##### SOURCE EXCERPT #####
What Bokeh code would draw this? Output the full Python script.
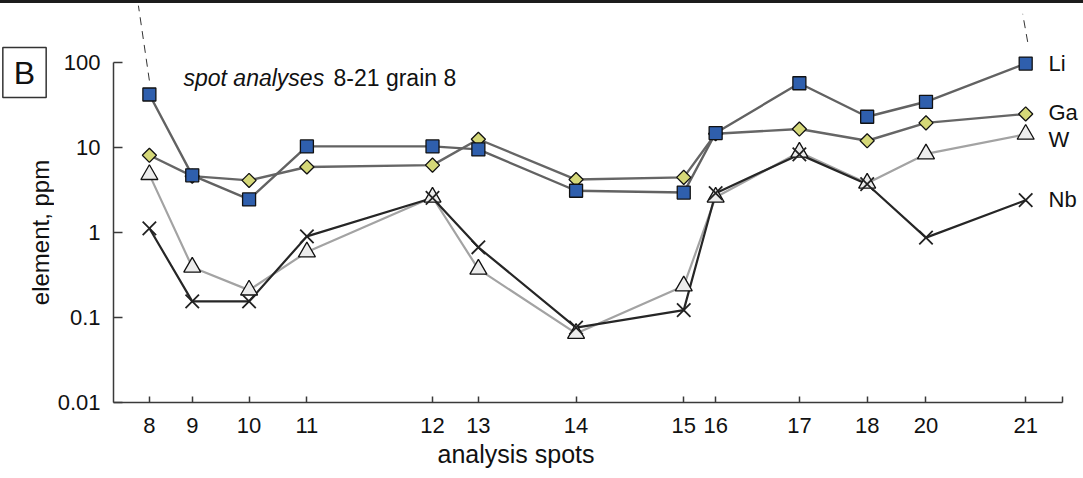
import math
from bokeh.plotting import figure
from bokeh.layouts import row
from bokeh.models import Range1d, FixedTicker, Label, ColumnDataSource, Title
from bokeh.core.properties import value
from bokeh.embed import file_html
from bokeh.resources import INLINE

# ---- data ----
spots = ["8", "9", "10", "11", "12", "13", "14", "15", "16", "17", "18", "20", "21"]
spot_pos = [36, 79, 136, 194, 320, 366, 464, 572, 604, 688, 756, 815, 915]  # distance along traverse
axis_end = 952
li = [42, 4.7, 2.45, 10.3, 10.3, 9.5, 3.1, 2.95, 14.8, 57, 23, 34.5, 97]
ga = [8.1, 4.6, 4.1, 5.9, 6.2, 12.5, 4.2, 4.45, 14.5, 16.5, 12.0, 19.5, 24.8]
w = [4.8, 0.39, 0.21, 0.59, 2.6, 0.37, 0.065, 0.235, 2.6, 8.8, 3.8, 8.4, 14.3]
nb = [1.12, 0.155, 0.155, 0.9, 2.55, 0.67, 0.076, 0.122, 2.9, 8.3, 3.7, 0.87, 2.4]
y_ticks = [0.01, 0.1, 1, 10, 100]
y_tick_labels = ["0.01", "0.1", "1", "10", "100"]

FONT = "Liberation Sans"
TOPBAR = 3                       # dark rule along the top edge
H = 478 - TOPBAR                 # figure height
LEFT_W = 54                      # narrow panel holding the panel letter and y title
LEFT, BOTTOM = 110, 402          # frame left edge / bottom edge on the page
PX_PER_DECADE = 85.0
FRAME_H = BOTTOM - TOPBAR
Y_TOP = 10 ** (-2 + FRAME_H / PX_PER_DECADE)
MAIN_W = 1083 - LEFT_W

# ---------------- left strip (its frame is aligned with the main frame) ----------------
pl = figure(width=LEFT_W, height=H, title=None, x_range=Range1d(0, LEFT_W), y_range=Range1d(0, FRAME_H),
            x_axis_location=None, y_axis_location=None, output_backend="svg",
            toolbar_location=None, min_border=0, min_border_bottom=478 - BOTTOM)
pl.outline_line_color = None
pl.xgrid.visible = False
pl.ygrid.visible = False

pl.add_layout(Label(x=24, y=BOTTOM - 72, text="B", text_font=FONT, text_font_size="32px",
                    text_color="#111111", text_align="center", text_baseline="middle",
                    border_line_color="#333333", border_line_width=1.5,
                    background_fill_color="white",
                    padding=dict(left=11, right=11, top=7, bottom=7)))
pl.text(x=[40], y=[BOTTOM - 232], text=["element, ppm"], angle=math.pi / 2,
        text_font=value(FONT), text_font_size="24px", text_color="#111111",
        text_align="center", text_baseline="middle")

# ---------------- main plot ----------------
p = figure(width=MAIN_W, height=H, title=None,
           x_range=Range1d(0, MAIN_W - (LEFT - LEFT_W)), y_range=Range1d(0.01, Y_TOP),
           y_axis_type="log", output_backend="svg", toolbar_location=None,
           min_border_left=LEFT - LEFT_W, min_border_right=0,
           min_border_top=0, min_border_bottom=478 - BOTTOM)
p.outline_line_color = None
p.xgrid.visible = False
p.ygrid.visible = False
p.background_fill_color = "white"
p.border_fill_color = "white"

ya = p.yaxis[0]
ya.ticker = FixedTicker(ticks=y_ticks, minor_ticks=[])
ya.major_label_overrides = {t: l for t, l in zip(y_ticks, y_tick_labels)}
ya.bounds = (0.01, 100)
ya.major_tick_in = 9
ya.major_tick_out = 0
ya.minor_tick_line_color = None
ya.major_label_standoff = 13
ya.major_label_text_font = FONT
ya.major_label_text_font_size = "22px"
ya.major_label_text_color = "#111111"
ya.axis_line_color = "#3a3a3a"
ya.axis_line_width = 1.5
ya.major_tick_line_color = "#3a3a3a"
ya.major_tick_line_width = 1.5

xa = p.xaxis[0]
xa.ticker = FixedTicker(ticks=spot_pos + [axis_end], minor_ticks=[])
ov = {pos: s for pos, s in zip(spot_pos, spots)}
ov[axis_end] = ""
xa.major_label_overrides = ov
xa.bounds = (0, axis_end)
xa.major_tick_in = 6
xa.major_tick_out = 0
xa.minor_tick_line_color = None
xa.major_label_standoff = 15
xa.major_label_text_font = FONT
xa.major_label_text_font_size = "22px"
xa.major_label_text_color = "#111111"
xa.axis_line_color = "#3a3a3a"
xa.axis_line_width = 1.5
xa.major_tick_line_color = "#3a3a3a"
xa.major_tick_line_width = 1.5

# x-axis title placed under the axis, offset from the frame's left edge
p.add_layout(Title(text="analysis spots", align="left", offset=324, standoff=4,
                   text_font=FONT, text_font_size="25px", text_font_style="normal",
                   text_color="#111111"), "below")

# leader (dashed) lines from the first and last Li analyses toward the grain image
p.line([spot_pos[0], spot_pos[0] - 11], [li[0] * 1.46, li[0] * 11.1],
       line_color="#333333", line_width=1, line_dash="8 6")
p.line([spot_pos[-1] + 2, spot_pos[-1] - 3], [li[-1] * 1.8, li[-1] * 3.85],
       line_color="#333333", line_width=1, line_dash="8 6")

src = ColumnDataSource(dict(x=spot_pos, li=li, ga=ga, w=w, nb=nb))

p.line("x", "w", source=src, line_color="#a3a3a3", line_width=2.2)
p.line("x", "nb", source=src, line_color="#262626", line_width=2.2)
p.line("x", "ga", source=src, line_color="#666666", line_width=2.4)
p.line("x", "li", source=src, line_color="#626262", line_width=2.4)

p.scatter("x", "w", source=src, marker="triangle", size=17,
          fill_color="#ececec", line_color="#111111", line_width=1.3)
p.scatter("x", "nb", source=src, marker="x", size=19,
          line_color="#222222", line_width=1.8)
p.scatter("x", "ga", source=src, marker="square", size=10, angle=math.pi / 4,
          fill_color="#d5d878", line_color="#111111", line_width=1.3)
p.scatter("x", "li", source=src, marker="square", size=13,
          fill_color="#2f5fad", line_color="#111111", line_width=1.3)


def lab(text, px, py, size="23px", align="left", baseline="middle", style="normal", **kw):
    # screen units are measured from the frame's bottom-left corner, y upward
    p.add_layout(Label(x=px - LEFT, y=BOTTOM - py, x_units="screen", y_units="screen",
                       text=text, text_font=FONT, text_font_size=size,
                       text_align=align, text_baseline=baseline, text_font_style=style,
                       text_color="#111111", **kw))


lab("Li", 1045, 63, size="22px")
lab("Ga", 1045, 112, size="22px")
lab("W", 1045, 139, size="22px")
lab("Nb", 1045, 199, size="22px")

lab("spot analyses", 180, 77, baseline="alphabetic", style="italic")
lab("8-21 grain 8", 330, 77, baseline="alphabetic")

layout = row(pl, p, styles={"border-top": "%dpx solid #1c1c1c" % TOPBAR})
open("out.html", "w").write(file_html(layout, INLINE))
#####
Restate the data above word for word. Skip every picture.

→ TASK SOLUTION
What Bokeh code would draw this? Output the full Python script.
import math
from bokeh.plotting import figure
from bokeh.layouts import row
from bokeh.models import Range1d, FixedTicker, Label, ColumnDataSource, Title
from bokeh.core.properties import value
from bokeh.embed import file_html
from bokeh.resources import INLINE

# ---- data ----
spots = ["8", "9", "10", "11", "12", "13", "14", "15", "16", "17", "18", "20", "21"]
spot_pos = [36, 79, 136, 194, 320, 366, 464, 572, 604, 688, 756, 815, 915]  # distance along traverse
axis_end = 952
li = [42, 4.7, 2.45, 10.3, 10.3, 9.5, 3.1, 2.95, 14.8, 57, 23, 34.5, 97]
ga = [8.1, 4.6, 4.1, 5.9, 6.2, 12.5, 4.2, 4.45, 14.5, 16.5, 12.0, 19.5, 24.8]
w = [4.8, 0.39, 0.21, 0.59, 2.6, 0.37, 0.065, 0.235, 2.6, 8.8, 3.8, 8.4, 14.3]
nb = [1.12, 0.155, 0.155, 0.9, 2.55, 0.67, 0.076, 0.122, 2.9, 8.3, 3.7, 0.87, 2.4]
y_ticks = [0.01, 0.1, 1, 10, 100]
y_tick_labels = ["0.01", "0.1", "1", "10", "100"]

FONT = "Liberation Sans"
TOPBAR = 3                       # dark rule along the top edge
H = 478 - TOPBAR                 # figure height
LEFT_W = 54                      # narrow panel holding the panel letter and y title
LEFT, BOTTOM = 110, 402          # frame left edge / bottom edge on the page
PX_PER_DECADE = 85.0
FRAME_H = BOTTOM - TOPBAR
Y_TOP = 10 ** (-2 + FRAME_H / PX_PER_DECADE)
MAIN_W = 1083 - LEFT_W

# ---------------- left strip (its frame is aligned with the main frame) ----------------
pl = figure(width=LEFT_W, height=H, title=None, x_range=Range1d(0, LEFT_W), y_range=Range1d(0, FRAME_H),
            x_axis_location=None, y_axis_location=None, output_backend="svg",
            toolbar_location=None, min_border=0, min_border_bottom=478 - BOTTOM)
pl.outline_line_color = None
pl.xgrid.visible = False
pl.ygrid.visible = False

pl.add_layout(Label(x=24, y=BOTTOM - 72, text="B", text_font=FONT, text_font_size="32px",
                    text_color="#111111", text_align="center", text_baseline="middle",
                    border_line_color="#333333", border_line_width=1.5,
                    background_fill_color="white",
                    padding=dict(left=11, right=11, top=7, bottom=7)))
pl.text(x=[40], y=[BOTTOM - 232], text=["element, ppm"], angle=math.pi / 2,
        text_font=value(FONT), text_font_size="24px", text_color="#111111",
        text_align="center", text_baseline="middle")

# ---------------- main plot ----------------
p = figure(width=MAIN_W, height=H, title=None,
           x_range=Range1d(0, MAIN_W - (LEFT - LEFT_W)), y_range=Range1d(0.01, Y_TOP),
           y_axis_type="log", output_backend="svg", toolbar_location=None,
           min_border_left=LEFT - LEFT_W, min_border_right=0,
           min_border_top=0, min_border_bottom=478 - BOTTOM)
p.outline_line_color = None
p.xgrid.visible = False
p.ygrid.visible = False
p.background_fill_color = "white"
p.border_fill_color = "white"

ya = p.yaxis[0]
ya.ticker = FixedTicker(ticks=y_ticks, minor_ticks=[])
ya.major_label_overrides = {t: l for t, l in zip(y_ticks, y_tick_labels)}
ya.bounds = (0.01, 100)
ya.major_tick_in = 9
ya.major_tick_out = 0
ya.minor_tick_line_color = None
ya.major_label_standoff = 13
ya.major_label_text_font = FONT
ya.major_label_text_font_size = "22px"
ya.major_label_text_color = "#111111"
ya.axis_line_color = "#3a3a3a"
ya.axis_line_width = 1.5
ya.major_tick_line_color = "#3a3a3a"
ya.major_tick_line_width = 1.5

xa = p.xaxis[0]
xa.ticker = FixedTicker(ticks=spot_pos + [axis_end], minor_ticks=[])
ov = {pos: s for pos, s in zip(spot_pos, spots)}
ov[axis_end] = ""
xa.major_label_overrides = ov
xa.bounds = (0, axis_end)
xa.major_tick_in = 6
xa.major_tick_out = 0
xa.minor_tick_line_color = None
xa.major_label_standoff = 15
xa.major_label_text_font = FONT
xa.major_label_text_font_size = "22px"
xa.major_label_text_color = "#111111"
xa.axis_line_color = "#3a3a3a"
xa.axis_line_width = 1.5
xa.major_tick_line_color = "#3a3a3a"
xa.major_tick_line_width = 1.5

# x-axis title placed under the axis, offset from the frame's left edge
p.add_layout(Title(text="analysis spots", align="left", offset=324, standoff=4,
                   text_font=FONT, text_font_size="25px", text_font_style="normal",
                   text_color="#111111"), "below")

# leader (dashed) lines from the first and last Li analyses toward the grain image
p.line([spot_pos[0], spot_pos[0] - 11], [li[0] * 1.46, li[0] * 11.1],
       line_color="#333333", line_width=1, line_dash="8 6")
p.line([spot_pos[-1] + 2, spot_pos[-1] - 3], [li[-1] * 1.8, li[-1] * 3.85],
       line_color="#333333", line_width=1, line_dash="8 6")

src = ColumnDataSource(dict(x=spot_pos, li=li, ga=ga, w=w, nb=nb))

p.line("x", "w", source=src, line_color="#a3a3a3", line_width=2.2)
p.line("x", "nb", source=src, line_color="#262626", line_width=2.2)
p.line("x", "ga", source=src, line_color="#666666", line_width=2.4)
p.line("x", "li", source=src, line_color="#626262", line_width=2.4)

p.scatter("x", "w", source=src, marker="triangle", size=17,
          fill_color="#ececec", line_color="#111111", line_width=1.3)
p.scatter("x", "nb", source=src, marker="x", size=19,
          line_color="#222222", line_width=1.8)
p.scatter("x", "ga", source=src, marker="square", size=10, angle=math.pi / 4,
          fill_color="#d5d878", line_color="#111111", line_width=1.3)
p.scatter("x", "li", source=src, marker="square", size=13,
          fill_color="#2f5fad", line_color="#111111", line_width=1.3)


def lab(text, px, py, size="23px", align="left", baseline="middle", style="normal", **kw):
    # screen units are measured from the frame's bottom-left corner, y upward
    p.add_layout(Label(x=px - LEFT, y=BOTTOM - py, x_units="screen", y_units="screen",
                       text=text, text_font=FONT, text_font_size=size,
                       text_align=align, text_baseline=baseline, text_font_style=style,
                       text_color="#111111", **kw))


lab("Li", 1045, 63, size="22px")
lab("Ga", 1045, 112, size="22px")
lab("W", 1045, 139, size="22px")
lab("Nb", 1045, 199, size="22px")

lab("spot analyses", 180, 77, baseline="alphabetic", style="italic")
lab("8-21 grain 8", 330, 77, baseline="alphabetic")

layout = row(pl, p, styles={"border-top": "%dpx solid #1c1c1c" % TOPBAR})
open("out.html", "w").write(file_html(layout, INLINE))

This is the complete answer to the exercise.